With 2:53 left in the second quarter, Kyle Korver and Omer Asik hooked up on a sweet pick and roll play that looked like something out of an instructional video. Korver delivered a perfect pass, Asik dunked the ball with authori-tah, and the Bulls built a nearly inconceivable 45-28 lead.
Everything was clicking. The Bulls starters had stood up to their Spurs counterparts. Chicago’s bench was playing with energy and inspiration. The offensive execution was crisp and efficient. The defense was stifling. Considering the competition, it may have been the best 21 minutes and seven seconds of basketball the Bulls had played all season.
I mean, think about it. The Spurs were 8-1 and riding a seven-game winning streak. And holding them to 28 points during the first 21:07? We’re talking about one of the best scoring teams in the league. San Antonio came into the game ranked 2nd in PPG (108.9), 3rd in Offensive Rating (111.8) and 6th in Pace (96.3).
To that point, Tom Thibodeau’s defense was making them look like a bunch of pickup ballers who were playing together for the first time.
But here’s the thing about running, gunning, high-scoring teams. You never know when the dam is going to burst.
Obviously, the third quarter was a disaster of near-epic proportions. It was like some dark magic transformed the Bulls into the Clippers for 12 minutes. Chicago shot 6-for-23 and scored only 12 points. That was a season low for a single quarter. Meanwhile, the Spurs were like a napalm storm (15-for-21 for 71 percent shooting) en route to dropping 37 third quarter points.
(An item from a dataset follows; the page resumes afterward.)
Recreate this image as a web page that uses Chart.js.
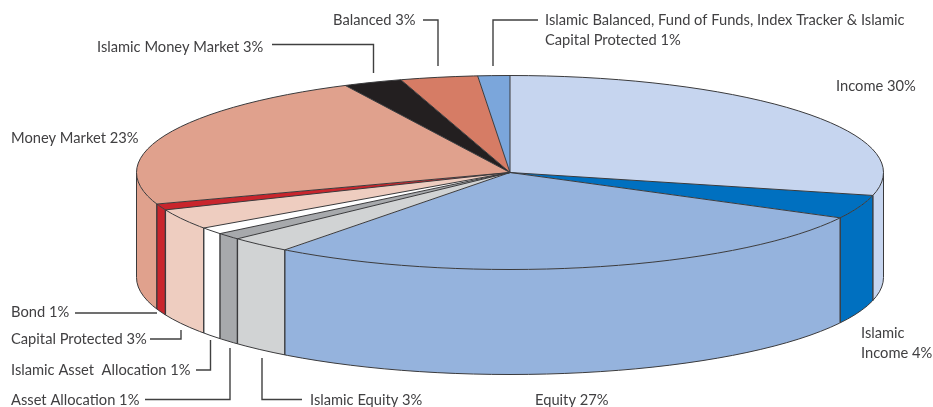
<!DOCTYPE html>
<html>
<head>
<meta charset="utf-8">
<script src="https://cdn.jsdelivr.net/npm/chart.js@4"></script>
<style>html,body{margin:0;padding:0;background:#fff}canvas{display:block}</style>
</head>
<body>
<canvas id="c" width="933" height="407"></canvas>
<script>
// Categories, clockwise from 12 o'clock
const categories = ["Income","Islamic Income","Equity","Islamic Equity","Asset Allocation","Islamic Asset Allocation","Capital Protected","Bond","Money Market","Islamic Money Market","Balanced","Islamic Balanced, Fund of Funds, Index Tracker & Islamic Capital Protected"];
const sliceShares = [28.8,3.94,27.56,2.72,1.13,1.15,3.4,1.03,23,2.55,3.34,1.38];
// Percentages as printed on the reference
const printedPercents = [30,4,27,3,1,1,3,1,23,3,3,1];
const sliceColors = ["#c6d5ef","#0070c0","#95b3dd","#d1d3d4","#a7a9ac","#ffffff","#eecdc0","#c9252c","#e0a18d","#231f20","#d67c65","#7ba6db"];

const labelLines = [
  ["Income 30%"],["Islamic","Income 4%"],["Equity 27%"],["Islamic Equity 3%"],["Asset Allocation 1%"],
  ["Islamic Asset  Allocation 1%"],["Capital Protected 3%"],["Bond 1%"],["Money Market 23%"],
  ["Islamic Money Market 3%"],["Balanced 3%"],["Islamic Balanced, Fund of Funds, Index Tracker & Islamic","Capital Protected 1%"]
];

// Layout only
const PIE = {cx:510, cy:172.5, rx:373.5, ry:97, depth:105};
const TEXT_COLOR = "#414042", EDGE = "#3a3a3c";
const labelAnchors = [[836,86],[861,333],[535,400],[310,400],[11,400],[11,370],[11,339],[11,312],[11,138],[97,47],[333,20],[545,20]];
const leaders = [
  null,null,null,
  [[302,399.5],[262,399.5],[262,358]],
  [[145,399.5],[230,399.5],[230,348]],
  [[196,370],[210.5,370],[210.5,340]],
  [[150,339],[181,339],[181,330]],
  [[75,313],[157,313]],
  null,
  [[272,44.5],[373.5,44.5],[373.5,73]],
  [[423,20],[438,20],[438,66]],
  [[538,20],[493,20],[493,66]]
];

const tilt3d = {
  id:'tilt3d',
  beforeDatasetsDraw(chart){
    const ctx = chart.ctx, arcs = chart.getDatasetMeta(0).data;
    ctx.save();
    // side walls of the visible front half
    arcs.forEach((arc,i)=>{
      const p = arc.getProps(['startAngle','endAngle']);
      const lo = Math.max(p.startAngle,0), hi = Math.min(p.endAngle,Math.PI);
      if (lo>=hi) return;
      ctx.beginPath();
      ctx.ellipse(PIE.cx,PIE.cy,PIE.rx,PIE.ry,0,lo,hi);
      ctx.ellipse(PIE.cx,PIE.cy+PIE.depth,PIE.rx,PIE.ry,0,hi,lo,true);
      ctx.closePath();
      ctx.fillStyle = arc.options.backgroundColor;
      ctx.fill();
    });
    ctx.strokeStyle = EDGE; ctx.lineWidth = 1;
    ctx.beginPath();
    ctx.ellipse(PIE.cx,PIE.cy+PIE.depth,PIE.rx,PIE.ry,0,0,Math.PI);
    ctx.stroke();
    ctx.lineWidth = 1.4;
    arcs.forEach(arc=>{
      const a = arc.getProps(['endAngle']).endAngle;
      if (a<=0 || a>=Math.PI) return;
      const x = PIE.cx+PIE.rx*Math.cos(a), y = PIE.cy+PIE.ry*Math.sin(a);
      ctx.beginPath(); ctx.moveTo(x,y); ctx.lineTo(x,y+PIE.depth); ctx.stroke();
    });
    ctx.lineWidth = 1;
    [0,Math.PI].forEach(a=>{
      const x = PIE.cx+PIE.rx*Math.cos(a);
      ctx.beginPath(); ctx.moveTo(x,PIE.cy); ctx.lineTo(x,PIE.cy+PIE.depth); ctx.stroke();
    });
    // flatten the library's pie into the top face
    const ref = arcs[0], r = ref.outerRadius;
    ctx.translate(PIE.cx,PIE.cy);
    ctx.scale(PIE.rx/r,PIE.ry/r);
    ctx.translate(-ref.x,-ref.y);
  },
  afterDatasetsDraw(chart){
    const ctx = chart.ctx, arcs = chart.getDatasetMeta(0).data;
    ctx.restore();
    ctx.save();
    ctx.strokeStyle = EDGE; ctx.lineWidth = 1;
    arcs.forEach(arc=>{
      const a = arc.getProps(['startAngle']).startAngle;
      ctx.beginPath();
      ctx.moveTo(PIE.cx,PIE.cy);
      ctx.lineTo(PIE.cx+PIE.rx*Math.cos(a),PIE.cy+PIE.ry*Math.sin(a));
      ctx.stroke();
    });
    ctx.beginPath();
    ctx.ellipse(PIE.cx,PIE.cy,PIE.rx,PIE.ry,0,0,Math.PI*2);
    ctx.stroke();
    // leaders
    ctx.strokeStyle = "#404040"; ctx.lineWidth = 1.4;
    leaders.forEach(pts=>{
      if(!pts) return;
      ctx.beginPath();
      pts.forEach((q,i)=> i?ctx.lineTo(q[0],q[1]):ctx.moveTo(q[0],q[1]));
      ctx.stroke();
    });
    // labels
    ctx.fillStyle = TEXT_COLOR;
    ctx.font = "14.7px Lato";
    ctx.textAlign = "left"; ctx.textBaseline = "middle";
    labelLines.forEach((lines,i)=>{
      lines.forEach((t,j)=> ctx.fillText(t,labelAnchors[i][0],labelAnchors[i][1]+j*20));
    });
    ctx.restore();
  }
};

new Chart(document.getElementById('c'),{
  type:'pie',
  data:{labels:categories,datasets:[{data:sliceShares,backgroundColor:sliceColors,borderWidth:0,clip:false}]},
  options:{
    responsive:false,animation:false,events:[],
    layout:{padding:0},
    plugins:{legend:{display:false},title:{display:false},tooltip:{enabled:false}}
  },
  plugins:[tilt3d]
});
</script>
</body>
</html>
The Bulls’ improbable 17-point lead had been voodoo’d into a 16-point deficit heading into the final quarter.
To me, though, the real trouble began 19 seconds after Asik’s authoritative slam. San Antonio’s George Hill knocked down a long jumper while getting fouled by Korver. Initially, the shot was ruled a three-pointer and it looked like Hill was going to get the chance to convert a rare four-point play. Thibs called timeout, and the officials correctly downgraded Hill’s shot to a two-pointer.
But the damage was done. That play gave the Spurs a little life. Hill hit the free throw to cut Chicago’s lead to 14. After the teams traded empty possessions, Tony Parker drove in for a layup while getting fouled by Korver. His free throw cut the Bulls’ lead to 11 with 1:59 left in the quarter.
In all, San Antonio closed the quarter on a 9-2 run cut Chicago’s halftime lead to 47-37.
So, really, as mind-numbingly horrific as that third quarter was, the final 2:34 of the second quarter set up what happened. If the Bulls could have just closed out the quarter strong, maintained their lead or even built it up a few points, I might be ooh-ing and ah-ing over Derrick Rose, who drilled four straight shots (including a triple) while scoring 13 of his 33 points in the fourth quarter.
Instead, I only see the little, disturbing details. Like the fact that Rose had only 4 assists and one measley free throw attempt. Like Taj Gibon’s 0-for-7 shooting night (he’s now 1-for-16 in the last two games). Like Joakim Noah’s 0-for-4 shooting from the line and his game-worst plus-minus score (-22). Like Luol Deng’s 6-for-17 night. Like the fact that Thibodeau was so desperate for a spark he put Scalabrine in for nine minutes…and Scal had a better plus-minus score (+6) than any of the starters.
Still, the Bulls played three really good quarters of basketball against a surging team that might be shaping into a championship contender. If not for a two-and-a-half minute meltdown at the end of the first half, Bulls fans might be celebrating a big win.
The loss feels crappy. But maybe — assuming the team can clean up some of the sloppy play that led to their third quarter collapse — it’s actually reason for hope.